Aucun de ces produits n'est une panacée. L'emploi de chacun d'eux présente des avantages et des dangers, sur lesquels il existe des divergences entre spécialistes, notamment entre ceux de l'Institut français du pétrole, partisan des dispersants, et l'Institut scientifique et technique des pêches maritimes, qui les condamne.

Dans l'immédiat, les premières victimes du sinistre (outre l'industrie touristique) sont les pêcheurs, les ostréiculteurs et les goémoniers. Les cadavres des oiseaux et des poissons mazoutés jonchent la côte par milliers.

Les effets à plus long terme sont moins connus. La faune et la flore très riches de cette région de la Manche sont durement touchées : on ne sait pas combien d'années seront nécessaires pour les reconstituer, ni si on n'assistera pas à une dérive écologique modifiant définitivement l'équilibre des espèces. Une demi-douzaine d'instituts scientifiques coordonnés par le CNEXO ont établi un programme de recherches étalé sur trois ans. Il comporte une étude de l'activité des bactéries dans la dégradation du pétrole, et des essais actifs de restauration écologique : implantation d'huîtres, recolonisation par certaines espèces d'algues et de poissons.

Tankers

Le Torrey Canyon transportait 70 000 t, l'Amoco Cadiz 220 000 t. Or il existe actuellement des tankers de 500 000 t. Statistiquement, on ne peut exclure la possibilité de catastrophes d'une ampleur croissante. Outre une réglementation plus stricte de la navigation dans la Manche, les techniciens souhaiteraient imposer aux pétroliers géants l'obligation de posséder deux arbres moteurs et deux gouvernails, dont sont munis les superpétroliers français, et qui, sur l'Amoco Cadiz, auraient prévenu le naufrage.

Afrique du Sud

Le 18 décembre 1977, deux pétroliers de 330 000 t construits au Japon, appartenant à une compagnie américaine et naviguant sous pavillon libérien, le Venoil et le Venpet, l'un plein, l'autre faisant route à vide, entrent en collision au large de la côte méridionale d'Afrique du Sud et prennent feu, répandant du pétrole en flammes sur la mer. Des hélicoptères éteignent l'incendie, des remorqueurs ramènent les supertankers vers le rivage. La majeure partie de la cargaison est sauvée. Cependant, 15 000 t de pétrole se répandent en mer et atteignent le rivage près de la réserve naturelle de Tsitsikana, où plusieurs espèces animales sont touchées. Le Venoil ayant été abandonné durant quelques heures par son équipage, un procès s'engage entre la compagnie américaine et les sauveteurs sud-africains : à qui appartient l'épave ?

Grande-Bretagne

Le 6 mai 1978, le cargo français Roseline entre en collision avec le pétrolier grec Eleni V et le coupe en deux, au nord-est des côtes britanniques. La poupe, contenant environ les deux tiers des 17 000 t de la cargaison, est remorquée jusqu'à Rotterdam. Les plages de la région de Great Yarmouth sont souillées.

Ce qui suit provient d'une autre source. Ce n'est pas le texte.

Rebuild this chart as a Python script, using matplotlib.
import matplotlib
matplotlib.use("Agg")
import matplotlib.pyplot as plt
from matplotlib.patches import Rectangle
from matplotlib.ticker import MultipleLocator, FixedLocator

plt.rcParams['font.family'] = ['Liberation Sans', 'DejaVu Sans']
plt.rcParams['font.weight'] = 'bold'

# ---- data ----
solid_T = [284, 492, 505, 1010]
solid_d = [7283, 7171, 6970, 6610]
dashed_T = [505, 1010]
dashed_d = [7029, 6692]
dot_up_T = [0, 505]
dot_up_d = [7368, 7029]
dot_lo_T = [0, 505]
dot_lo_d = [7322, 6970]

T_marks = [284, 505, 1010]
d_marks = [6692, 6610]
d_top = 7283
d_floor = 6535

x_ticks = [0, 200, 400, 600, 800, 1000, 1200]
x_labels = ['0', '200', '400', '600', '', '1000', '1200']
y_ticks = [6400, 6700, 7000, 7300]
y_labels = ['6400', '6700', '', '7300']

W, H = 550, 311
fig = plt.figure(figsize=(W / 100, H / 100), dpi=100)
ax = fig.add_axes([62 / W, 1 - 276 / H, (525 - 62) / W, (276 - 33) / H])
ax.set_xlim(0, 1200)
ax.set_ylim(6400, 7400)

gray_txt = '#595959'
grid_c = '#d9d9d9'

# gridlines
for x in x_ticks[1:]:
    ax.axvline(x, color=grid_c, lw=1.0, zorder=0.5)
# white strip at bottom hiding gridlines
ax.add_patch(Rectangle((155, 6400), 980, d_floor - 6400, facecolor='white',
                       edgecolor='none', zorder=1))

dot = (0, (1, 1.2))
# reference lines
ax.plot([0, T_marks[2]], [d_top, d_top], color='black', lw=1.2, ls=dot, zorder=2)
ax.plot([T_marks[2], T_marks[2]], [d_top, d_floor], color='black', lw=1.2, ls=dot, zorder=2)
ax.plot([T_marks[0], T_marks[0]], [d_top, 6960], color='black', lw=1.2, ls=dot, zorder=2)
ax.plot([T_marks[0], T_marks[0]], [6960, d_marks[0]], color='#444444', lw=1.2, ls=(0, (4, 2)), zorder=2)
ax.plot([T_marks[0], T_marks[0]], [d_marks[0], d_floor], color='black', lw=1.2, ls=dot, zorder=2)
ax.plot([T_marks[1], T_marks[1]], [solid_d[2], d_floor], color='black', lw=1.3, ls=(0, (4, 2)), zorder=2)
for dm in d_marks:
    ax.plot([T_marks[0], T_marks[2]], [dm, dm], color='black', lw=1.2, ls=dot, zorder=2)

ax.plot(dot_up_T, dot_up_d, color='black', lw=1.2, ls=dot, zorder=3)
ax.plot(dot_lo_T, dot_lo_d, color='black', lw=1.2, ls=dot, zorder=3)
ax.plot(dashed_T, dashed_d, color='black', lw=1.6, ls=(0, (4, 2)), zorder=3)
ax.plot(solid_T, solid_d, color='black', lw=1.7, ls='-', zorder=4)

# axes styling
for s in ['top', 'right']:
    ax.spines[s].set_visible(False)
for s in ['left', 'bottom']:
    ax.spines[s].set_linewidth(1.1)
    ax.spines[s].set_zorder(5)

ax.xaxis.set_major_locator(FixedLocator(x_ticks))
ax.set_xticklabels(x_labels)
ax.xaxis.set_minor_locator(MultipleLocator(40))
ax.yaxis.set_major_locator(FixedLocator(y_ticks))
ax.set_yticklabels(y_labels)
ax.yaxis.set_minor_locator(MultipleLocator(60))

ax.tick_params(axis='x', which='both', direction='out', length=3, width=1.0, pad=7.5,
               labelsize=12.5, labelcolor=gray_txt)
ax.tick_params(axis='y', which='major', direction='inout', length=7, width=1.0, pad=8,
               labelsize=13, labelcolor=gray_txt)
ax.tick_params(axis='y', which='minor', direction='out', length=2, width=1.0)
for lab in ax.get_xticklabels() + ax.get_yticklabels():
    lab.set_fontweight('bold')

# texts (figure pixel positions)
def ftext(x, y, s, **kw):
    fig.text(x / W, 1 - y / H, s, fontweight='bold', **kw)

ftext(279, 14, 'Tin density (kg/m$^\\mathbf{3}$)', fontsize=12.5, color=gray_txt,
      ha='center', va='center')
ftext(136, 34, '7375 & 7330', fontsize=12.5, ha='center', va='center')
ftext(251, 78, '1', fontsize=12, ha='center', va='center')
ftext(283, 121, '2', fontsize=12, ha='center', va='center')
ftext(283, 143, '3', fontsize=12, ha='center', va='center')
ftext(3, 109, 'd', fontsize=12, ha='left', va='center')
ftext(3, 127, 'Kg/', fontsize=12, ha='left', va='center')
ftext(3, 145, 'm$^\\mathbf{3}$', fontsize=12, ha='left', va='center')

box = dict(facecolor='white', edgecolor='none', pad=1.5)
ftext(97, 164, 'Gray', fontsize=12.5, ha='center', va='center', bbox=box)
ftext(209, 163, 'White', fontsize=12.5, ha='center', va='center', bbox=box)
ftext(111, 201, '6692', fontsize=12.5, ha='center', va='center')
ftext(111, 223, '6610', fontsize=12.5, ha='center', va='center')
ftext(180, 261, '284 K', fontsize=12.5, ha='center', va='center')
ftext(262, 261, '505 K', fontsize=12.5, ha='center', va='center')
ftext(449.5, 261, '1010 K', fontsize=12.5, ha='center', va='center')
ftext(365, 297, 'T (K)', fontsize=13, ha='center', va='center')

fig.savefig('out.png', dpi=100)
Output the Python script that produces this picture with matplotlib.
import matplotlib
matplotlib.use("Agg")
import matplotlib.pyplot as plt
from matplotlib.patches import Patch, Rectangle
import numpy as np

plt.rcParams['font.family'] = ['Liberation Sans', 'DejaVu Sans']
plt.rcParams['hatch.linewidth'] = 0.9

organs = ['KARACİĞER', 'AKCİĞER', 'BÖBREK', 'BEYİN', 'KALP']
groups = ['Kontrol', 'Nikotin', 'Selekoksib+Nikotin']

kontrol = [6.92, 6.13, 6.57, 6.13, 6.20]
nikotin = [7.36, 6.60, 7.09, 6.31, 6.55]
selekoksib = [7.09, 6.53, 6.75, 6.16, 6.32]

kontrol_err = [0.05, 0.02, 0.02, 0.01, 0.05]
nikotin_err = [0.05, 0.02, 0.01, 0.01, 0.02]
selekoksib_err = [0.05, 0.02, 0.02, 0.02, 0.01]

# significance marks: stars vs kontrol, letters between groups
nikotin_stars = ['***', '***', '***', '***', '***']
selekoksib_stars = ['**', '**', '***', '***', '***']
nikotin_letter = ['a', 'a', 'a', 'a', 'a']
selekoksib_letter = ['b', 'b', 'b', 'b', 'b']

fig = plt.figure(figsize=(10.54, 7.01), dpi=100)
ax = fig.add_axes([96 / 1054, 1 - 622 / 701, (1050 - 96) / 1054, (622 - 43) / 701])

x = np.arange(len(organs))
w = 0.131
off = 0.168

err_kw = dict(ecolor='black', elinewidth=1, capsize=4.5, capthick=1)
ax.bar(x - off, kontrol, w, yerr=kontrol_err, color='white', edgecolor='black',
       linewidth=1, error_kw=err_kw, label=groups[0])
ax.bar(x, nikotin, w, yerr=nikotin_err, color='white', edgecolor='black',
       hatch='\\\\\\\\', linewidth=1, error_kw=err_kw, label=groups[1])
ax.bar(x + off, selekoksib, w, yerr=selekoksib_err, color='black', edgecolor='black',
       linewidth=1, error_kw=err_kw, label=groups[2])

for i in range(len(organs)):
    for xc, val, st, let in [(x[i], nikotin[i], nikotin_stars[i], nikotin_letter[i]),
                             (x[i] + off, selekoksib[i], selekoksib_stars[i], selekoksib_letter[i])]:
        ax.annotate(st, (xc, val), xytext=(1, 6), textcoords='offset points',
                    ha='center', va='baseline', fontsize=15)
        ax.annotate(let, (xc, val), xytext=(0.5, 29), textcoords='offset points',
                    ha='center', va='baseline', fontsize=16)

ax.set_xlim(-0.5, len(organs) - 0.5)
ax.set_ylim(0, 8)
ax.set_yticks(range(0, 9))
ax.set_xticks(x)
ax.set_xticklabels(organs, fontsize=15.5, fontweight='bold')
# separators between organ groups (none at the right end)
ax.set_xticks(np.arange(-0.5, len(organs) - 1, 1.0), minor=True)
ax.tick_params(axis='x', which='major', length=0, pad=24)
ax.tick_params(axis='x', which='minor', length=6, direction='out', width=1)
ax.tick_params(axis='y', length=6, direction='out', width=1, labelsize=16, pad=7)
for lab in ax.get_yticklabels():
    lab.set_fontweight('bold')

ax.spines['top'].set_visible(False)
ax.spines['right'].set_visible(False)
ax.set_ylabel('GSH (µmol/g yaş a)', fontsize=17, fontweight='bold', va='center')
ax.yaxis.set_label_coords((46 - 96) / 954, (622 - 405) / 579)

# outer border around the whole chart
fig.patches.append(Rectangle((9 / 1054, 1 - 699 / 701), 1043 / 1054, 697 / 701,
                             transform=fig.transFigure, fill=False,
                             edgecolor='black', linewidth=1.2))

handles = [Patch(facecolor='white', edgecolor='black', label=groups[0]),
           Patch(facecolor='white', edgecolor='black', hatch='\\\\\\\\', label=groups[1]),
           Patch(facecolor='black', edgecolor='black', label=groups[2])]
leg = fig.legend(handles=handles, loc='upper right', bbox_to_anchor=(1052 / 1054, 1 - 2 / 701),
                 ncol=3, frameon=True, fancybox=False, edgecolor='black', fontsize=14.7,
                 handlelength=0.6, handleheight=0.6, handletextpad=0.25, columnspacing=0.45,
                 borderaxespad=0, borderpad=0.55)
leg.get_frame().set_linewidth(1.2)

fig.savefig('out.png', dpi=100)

Pollution croissante de l'eau en Europe et dans le Bassin méditerranéen

À la fin de l'année 1977, la gravité de la pollution en Méditerranée est dénoncée par deux experts des Nations unies. Les déversements de pétrole y atteignent une concentration de 108 mg par mètre carré et par an, contre 17 mg en Atlantique Nord. Les thons contiennent trois fois plus de mercure que dans l'Atlantique. La concentration en cuivre dans les coquillages est si élevée qu'en certains endroits ils sont inconsommables. Les grands fleuves d'Europe occidentale ne causent pas moins de soucis aux défenseurs de l'environnement.

Traités

Les optimistes voient un espoir d'amélioration dans l'entrée en vigueur, le 12 février 1978, des trois traités signés à Barcelone en 1976, sous les auspices de l'ONU.

Par le premier traité, les nations riveraines de la Méditerranée s'engagent en termes généraux à protéger leur héritage commun contre toutes les formes d'atteinte à l'environnement. Le second contient une liste noire des produits dont le déversement en mer est interdit (mercure, cadmium, plastiques non dégradables, DDT et autres polluants chimiques, hydrocarbures) et une liste grise de ceux dont le déversement devra faire l'objet d'une autorisation gouvernementale préalable (plomb, zinc, cuivre, cobalt, argent, cyanures, fluorures, micro-organismes vecteurs de maladies). Le troisième texte appelle à la coopération internationale contre les marées noires. Un système de surveillance des pétroliers et d'alerte est en cours d'installation à Malte.

Égouts

Aucune mesure précise ne semble devoir être appliquée dans un avenir proche contre la pollution de la Méditerranée par les eaux d'égout, dont 90 % sont déversés à la mer sans traitement adéquat.